Gleichzeitig wollen sie stark sein und die trauernden Eltern unterstützen, die neben dem Sohn auch ihr Dach über dem Kopf und sämtlichen Besitz verloren haben. Die Straßenzüge wurden an Abbruchfirmen zur Verwertung übergeben. Elektrische Geräte, Wertsachen, Haushaltsgegenstände – alles ist verloren. Zehn Monate nach der Katastrophe hat der älteste Bruder sein Auto wieder gefunden. Es sind nur noch Teile der Karosserie übrig, alles Verwertbare ist weg.
Täglicher Kontakt per Telefon
Dabei fühlen sich die Brüder aus Franken verantwortlich für die Familie in der Türkei. Täglich führen sie Videotelefonate, mit den Eltern, dem Bruder, der Witwe und den Nichten, die um ihren Papa trauern. "Wir sagen, hey, wir sind da, das Leben geht weiter." Doch beide geben zu, dass sie auch selbst manchmal an ihre Grenzen kommen.
"Wie es innen aussieht, ist eine andere Frage", sagt Erdinç. Und Esat ergänzt, "manchmal spielen wir nur die Starken." Die Brüder stützen sich gegenseitig. Und bekommen Unterstützung von ihrer Chefin Suzi Streckel, die selbst Wurzeln in Antakya hat. "Sie hat uns sehr viel geholfen, nimmt Anteil und ändert auch mal die Dienstpläne, wenn nötig."

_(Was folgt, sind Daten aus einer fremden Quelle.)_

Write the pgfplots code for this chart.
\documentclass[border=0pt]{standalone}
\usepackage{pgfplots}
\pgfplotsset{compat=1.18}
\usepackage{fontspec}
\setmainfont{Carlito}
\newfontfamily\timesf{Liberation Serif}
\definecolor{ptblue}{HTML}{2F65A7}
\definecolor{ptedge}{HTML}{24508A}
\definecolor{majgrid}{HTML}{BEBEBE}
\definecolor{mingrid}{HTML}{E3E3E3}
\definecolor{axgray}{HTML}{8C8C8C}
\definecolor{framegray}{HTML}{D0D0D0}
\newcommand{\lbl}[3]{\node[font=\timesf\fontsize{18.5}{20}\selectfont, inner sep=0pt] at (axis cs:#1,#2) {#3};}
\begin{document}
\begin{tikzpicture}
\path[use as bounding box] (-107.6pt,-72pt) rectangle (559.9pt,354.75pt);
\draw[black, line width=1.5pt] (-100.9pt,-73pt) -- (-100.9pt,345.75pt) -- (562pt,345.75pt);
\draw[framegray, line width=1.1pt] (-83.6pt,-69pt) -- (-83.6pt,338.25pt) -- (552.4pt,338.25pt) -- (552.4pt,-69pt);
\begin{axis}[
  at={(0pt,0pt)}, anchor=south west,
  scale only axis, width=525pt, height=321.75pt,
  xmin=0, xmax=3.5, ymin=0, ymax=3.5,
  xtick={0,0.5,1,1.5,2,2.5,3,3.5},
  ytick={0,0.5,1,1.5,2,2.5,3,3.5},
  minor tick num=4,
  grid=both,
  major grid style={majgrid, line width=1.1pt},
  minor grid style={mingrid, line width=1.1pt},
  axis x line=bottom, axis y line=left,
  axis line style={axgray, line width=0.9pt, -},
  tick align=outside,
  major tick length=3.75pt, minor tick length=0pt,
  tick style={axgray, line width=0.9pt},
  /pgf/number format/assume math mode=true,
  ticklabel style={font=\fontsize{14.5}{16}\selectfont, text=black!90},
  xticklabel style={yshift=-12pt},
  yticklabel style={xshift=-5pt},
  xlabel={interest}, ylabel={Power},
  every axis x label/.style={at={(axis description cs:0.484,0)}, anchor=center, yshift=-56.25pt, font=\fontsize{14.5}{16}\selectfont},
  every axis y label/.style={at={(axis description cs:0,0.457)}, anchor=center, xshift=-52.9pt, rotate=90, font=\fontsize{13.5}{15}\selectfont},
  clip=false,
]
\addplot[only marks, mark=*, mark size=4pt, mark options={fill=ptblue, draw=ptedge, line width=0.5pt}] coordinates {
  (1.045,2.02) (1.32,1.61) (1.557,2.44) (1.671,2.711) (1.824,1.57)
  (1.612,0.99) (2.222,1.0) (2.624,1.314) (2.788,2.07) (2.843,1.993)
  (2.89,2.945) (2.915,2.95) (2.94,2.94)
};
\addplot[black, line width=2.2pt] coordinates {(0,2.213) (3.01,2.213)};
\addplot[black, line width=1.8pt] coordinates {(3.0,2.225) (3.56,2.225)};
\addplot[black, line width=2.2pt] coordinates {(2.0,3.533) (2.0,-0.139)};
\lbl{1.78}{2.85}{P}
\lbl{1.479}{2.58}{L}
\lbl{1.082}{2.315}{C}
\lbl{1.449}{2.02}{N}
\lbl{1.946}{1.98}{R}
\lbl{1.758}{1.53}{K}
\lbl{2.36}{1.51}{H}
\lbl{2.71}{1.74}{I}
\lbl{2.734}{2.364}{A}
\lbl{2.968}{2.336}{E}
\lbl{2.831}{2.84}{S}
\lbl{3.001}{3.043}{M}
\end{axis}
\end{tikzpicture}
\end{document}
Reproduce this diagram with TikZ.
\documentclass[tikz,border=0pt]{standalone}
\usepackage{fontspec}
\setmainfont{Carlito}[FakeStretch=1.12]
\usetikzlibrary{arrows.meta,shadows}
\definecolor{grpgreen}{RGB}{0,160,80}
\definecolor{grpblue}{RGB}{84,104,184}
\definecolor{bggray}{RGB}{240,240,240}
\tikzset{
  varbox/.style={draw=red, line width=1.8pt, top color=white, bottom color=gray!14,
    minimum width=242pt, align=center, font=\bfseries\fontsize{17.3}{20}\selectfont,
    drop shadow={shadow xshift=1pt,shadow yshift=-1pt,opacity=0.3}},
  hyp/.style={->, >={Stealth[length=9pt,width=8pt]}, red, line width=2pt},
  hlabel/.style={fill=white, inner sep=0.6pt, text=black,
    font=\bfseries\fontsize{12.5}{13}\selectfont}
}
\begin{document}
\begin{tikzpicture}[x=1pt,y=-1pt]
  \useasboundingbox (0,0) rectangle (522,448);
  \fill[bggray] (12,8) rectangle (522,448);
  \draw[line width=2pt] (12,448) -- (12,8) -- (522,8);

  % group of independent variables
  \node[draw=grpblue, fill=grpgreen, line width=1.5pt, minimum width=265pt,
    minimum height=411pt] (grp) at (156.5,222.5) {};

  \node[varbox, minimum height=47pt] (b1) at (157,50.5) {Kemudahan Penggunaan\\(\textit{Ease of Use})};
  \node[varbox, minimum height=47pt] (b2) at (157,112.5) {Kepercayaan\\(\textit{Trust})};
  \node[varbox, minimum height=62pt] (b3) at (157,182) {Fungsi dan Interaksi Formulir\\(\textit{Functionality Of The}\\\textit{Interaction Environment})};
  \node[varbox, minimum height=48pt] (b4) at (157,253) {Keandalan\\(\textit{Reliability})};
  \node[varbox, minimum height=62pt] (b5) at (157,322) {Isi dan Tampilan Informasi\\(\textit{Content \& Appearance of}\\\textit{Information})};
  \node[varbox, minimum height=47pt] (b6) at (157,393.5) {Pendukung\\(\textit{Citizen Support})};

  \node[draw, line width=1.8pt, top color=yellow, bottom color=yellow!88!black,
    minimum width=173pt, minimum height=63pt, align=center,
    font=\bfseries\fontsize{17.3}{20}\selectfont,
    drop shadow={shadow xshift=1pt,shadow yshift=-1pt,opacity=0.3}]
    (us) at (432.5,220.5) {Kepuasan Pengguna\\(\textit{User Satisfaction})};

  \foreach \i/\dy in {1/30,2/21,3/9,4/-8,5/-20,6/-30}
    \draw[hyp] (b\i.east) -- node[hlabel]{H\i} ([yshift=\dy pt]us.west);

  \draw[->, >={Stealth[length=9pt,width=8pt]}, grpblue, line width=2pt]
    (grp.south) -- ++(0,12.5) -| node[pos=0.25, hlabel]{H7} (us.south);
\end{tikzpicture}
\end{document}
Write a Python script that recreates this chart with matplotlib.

Traurig: wegen Visapflicht kein Besuch möglich
Was die Brüder besonders schmerzt: Sie können ihre jugendlichen Nichten nicht einfach für die Ferien nach Deutschland holen. Für die Einreise aus der Türkei ist ein Visum nötig. Dieses muss mit vielen Nachweisen bei der deutschen Botschaft in Ankara beantragt werden.
Vor Monaten haben sie um einen Termin bei der Botschaft angefragt, doch bisher kam keine Antwort. "Wir haben seit vier Monaten nichts gehört", sagt Esat verbittert. "Obwohl wir alle Voraussetzungen erfüllen, genug verdienen und nachweisen können, dass wir für alle Kosten aufkommen würden."
Hoffnungsvolle Signale für einen Wiederaufbau
Auch Suzi Streckel aus Franken hat Wurzeln in Antakya, wo ihre Eltern aufwuchsen. Im Oktober war sie vor Ort, um sich um die Trümmer-Immobilien ihrer Eltern zu kümmern. "Ich habe eine Stadt vorgefunden, die lebendiger war, als ich es erwartet habe", sagt sie. In den Außenbezirken seien Containersiedlungen entstanden, dort hätten sich auch Geschäfte eingerichtet. Sie sehe viel Hoffnung für einen Wiederaufbau. "Die Menschen sind zurück, sie nehmen ihr Schicksal an und tun alles, um dort wieder eine Zukunft zu haben." Im Lauf der Geschichte ist die stolze Stadt Antakya bereits mehrmals wieder aufgebaut worden.
"Wir Antakyaner haben einen besonderen Spirit, sind weltoffen und haben unsere Vielfalt immer zelebriert", sagt Suzi Streckel. Und auch sie selbst hat nach dem Erdbeben alle Hebel in Bewegung gesetzt. 25.000 Euro hat sie in ihrer Heimatstadt Gunzenhausen für die Erdbebenregion aufgetrieben, durch mehrere Spendenaktionen und eine Benefiz-Gala. "Das ist die höchste Spendensumme, die jemals in Gunzenhausen zusammengekommen ist", sagt sie stolz.
Wiederaufbau: niedrigere Häuser als bisher
Bei einem befreundeten Stadtplaner habe sie im Oktober die Planungen für einen Wiederaufbau der Stadt Antakya einsehen können. Wegen der Erdbebengefahr werden künftig nur noch dreistöckige Häuser erlaubt sein, sagt Streckel. Dabei werde es nicht einfach werden, die Besitzverhältnisse zu klären. "Wenn in einem sechsstöckigen Gebäude sechs Parteien eine Eigentumswohnung hatten, müssen die sich das aufteilen." Die rechtlichen Fragen würden erstmal vertagt, sagt sie, damit der Wiederaufbau starten kann. "Es wird zehn bis 15 Jahre dauern", so Streckel, "aber dann wird es sehr schön."